Extensive studies and simulations have supplemented the design of Chandrayaan-3 to ensure its safe landing on the lunar surface, Indian Space Research Organisation (Isro) Chairman S Somanath said on Tuesday.
The most critical part of the landing — scheduled for August 23 — will be reducing the lander’s velocity, Somanath said during an online lecture on the lunar mission, hosted by NGO Disha Bharat.
The lander’s velocity at the beginning of the descent (from a height of 30 km) will be almost 1.68 km per second. Its velocity at touch-down has been identified as up to three metres per second.
The process of shifting the lander’s trajectory – from horizontal to vertical – involves “interesting mathematical calculations” and extensive simulations. “Here, we had a problem last time (the failed landing of Chandrayaan-2). We need to ensure that the right amount of fuel is consumed, the distance calculated is correct, and all the algorithms are working properly,” Somanath said.

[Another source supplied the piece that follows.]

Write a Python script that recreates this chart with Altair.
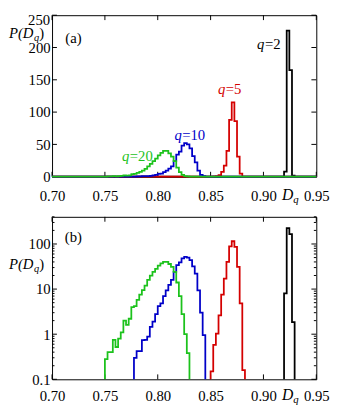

Isro has conducted lander leg drop tests to demonstrate the stability of the lander in various touchdown conditions.
During the descent, at a height of 7.4 km, there will be a phase where some of the instruments are calibrated; the sensors will be verified at 800 metres or 1,300 metres. At 150 metres, a hazard verification will be done, to decide whether the lander could land vertically there itself or move laterally, to a maximum extent of 150 metres, to avoid boulders or craters.
The Isro Chairman said “hundreds of simulations” were done to lock the landing within the identified site which measures 4 km x 2.4 km (increased from the 0.5 km x 0.5 km site identified for Chandrayaan-2). "All locations are not safe, there are boulders and craters on the site; we will have to make local decisions on where to land,” he said.
Isro has commenced the mission’s moon-bound manoeuvres, with a retro-firing of engines on Sunday bringing the spacecraft to a 170 km x 4,313 km orbit. On Wednesday, the orbit will be further reduced and another firing, on August 14, will achieve a 100 km x 100 km orbit. On August 17, the landing module will be separated from the propulsion module, to set up the powered descent.